Metacon emphasised that Morocco, with its abundant solar and wind resources, is poised to become a hub in the emerging North African hydrogen market.
However, energy analyst Amine Bennouna stressed that producing 1 MW of hydrogen is far from meeting national needs, “Just one million tons of green ammonia for OCP requires 200,000 tons of hydrogen, meaning up to 3 GW of capacity.”
At current costs of $7 per kilogram of hydrogen, the economics remain out of reach. “Unless we get that cost down to $1, this isn’t viable at scale,” he said.

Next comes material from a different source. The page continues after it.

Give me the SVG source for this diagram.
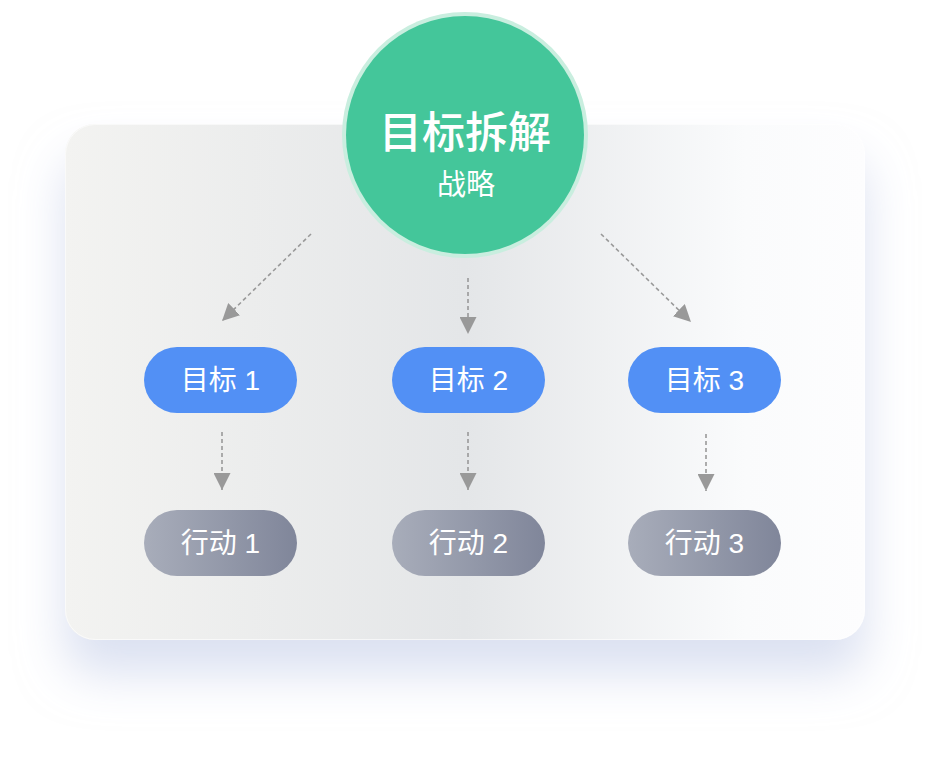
<svg xmlns="http://www.w3.org/2000/svg" width="934" height="758" viewBox="0 0 934 758">
<defs>
<linearGradient id="panelG" x1="0" y1="0" x2="1" y2="0">
<stop offset="0" stop-color="#f3f3f1"/>
<stop offset="0.5" stop-color="#e4e6e8"/>
<stop offset="0.85" stop-color="#fafbfc"/>
<stop offset="1" stop-color="#fdfdfe"/>
</linearGradient>
<linearGradient id="greyG" x1="0" y1="0" x2="1" y2="0">
<stop offset="0" stop-color="#a8adba"/>
<stop offset="1" stop-color="#80869a"/>
</linearGradient>
<filter id="shadow" x="-20%" y="-20%" width="140%" height="150%">
<feGaussianBlur in="SourceAlpha" stdDeviation="24"/>
<feOffset dy="34" result="b"/>
<feFlood flood-color="#c3cde8" flood-opacity="0.6"/>
<feComposite in2="b" operator="in"/>
<feMerge><feMergeNode/><feMergeNode in="SourceGraphic"/></feMerge>
</filter>
<marker id="arrB" viewBox="0 0 10 10" refX="10" refY="5" markerWidth="17" markerHeight="17" markerUnits="userSpaceOnUse" orient="auto">
<path d="M0,0 L10,5 L0,10 Z" fill="#999"/>
</marker>
<style>
.blue{fill:#5290f5}
.grey{fill:url(#greyG)}
.lbl{font-family:"Liberation Sans","Noto Sans CJK SC",sans-serif;font-size:28px;fill:#fff;text-anchor:middle}
.con{stroke:#999;stroke-width:1.6;stroke-dasharray:4 3;fill:none;marker-end:url(#arrB)}
</style>
</defs>
<rect width="934" height="758" fill="#fff"/>
<g id="panel">
<rect x="65" y="124" width="800" height="516" rx="30" fill="url(#panelG)" filter="url(#shadow)"/>
<rect x="65.5" y="124.5" width="799" height="515" rx="30" fill="none" stroke="#ffffff" stroke-opacity="0.6"/>
</g>
<g id="connectors">
<line class="con" x1="311" y1="234" x2="222" y2="321"/>
<line class="con" x1="468" y1="278" x2="468" y2="334"/>
<line class="con" x1="601" y1="234" x2="691" y2="322"/>
<line class="con" x1="222" y1="432" x2="222" y2="490"/>
<line class="con" x1="468" y1="432" x2="468" y2="490"/>
<line class="con" x1="706" y1="434" x2="706" y2="491"/>
</g>
<g id="strategy">
<circle cx="465" cy="135" r="123" fill="#c9eedf"/>
<circle cx="465" cy="135" r="119" fill="#44c69a"/>
<text x="465" y="148" font-family="'Noto Sans CJK SC','Noto Sans',sans-serif" font-size="43" font-weight="500" fill="#fff" text-anchor="middle">目标拆解</text>
<text x="466" y="195" font-family="'Noto Sans CJK SC','Noto Sans',sans-serif" font-size="29" fill="#fff" text-anchor="middle">战略</text>
</g>
<g id="goal1"><rect class="blue" x="144" y="347" width="153" height="66" rx="33"/><text class="lbl" x="220.5" y="390">目标 1</text></g>
<g id="goal2"><rect class="blue" x="392" y="347" width="153" height="66" rx="33"/><text class="lbl" x="468.5" y="390">目标 2</text></g>
<g id="goal3"><rect class="blue" x="628" y="347" width="153" height="66" rx="33"/><text class="lbl" x="704.5" y="390">目标 3</text></g>
<g id="action1"><rect class="grey" x="144" y="510" width="153" height="66" rx="33"/><text class="lbl" x="220.5" y="553">行动 1</text></g>
<g id="action2"><rect class="grey" x="392" y="510" width="153" height="66" rx="33"/><text class="lbl" x="468.5" y="553">行动 2</text></g>
<g id="action3"><rect class="grey" x="628" y="510" width="153" height="66" rx="33"/><text class="lbl" x="704.5" y="553">行动 3</text></g>
</svg>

Ali Charroud, a researcher in climate and energy policy, sees the high cost as the price of innovation, “What’s expensive here is not the raw materials, it’s the embedded research and proprietary know-how.”
He added that Morocco, lacking domestic R&D in hydrogen, must rely on global partnerships to catch up.
The project may be small in capacity, but its implications are vast. It reflects Morocco’s strategy of cautious experimentation, allowing foreign expertise to test technology locally as it gradually positions itself for a future defined by decarbonization, and by energy independence written not in oil, but in wind and water.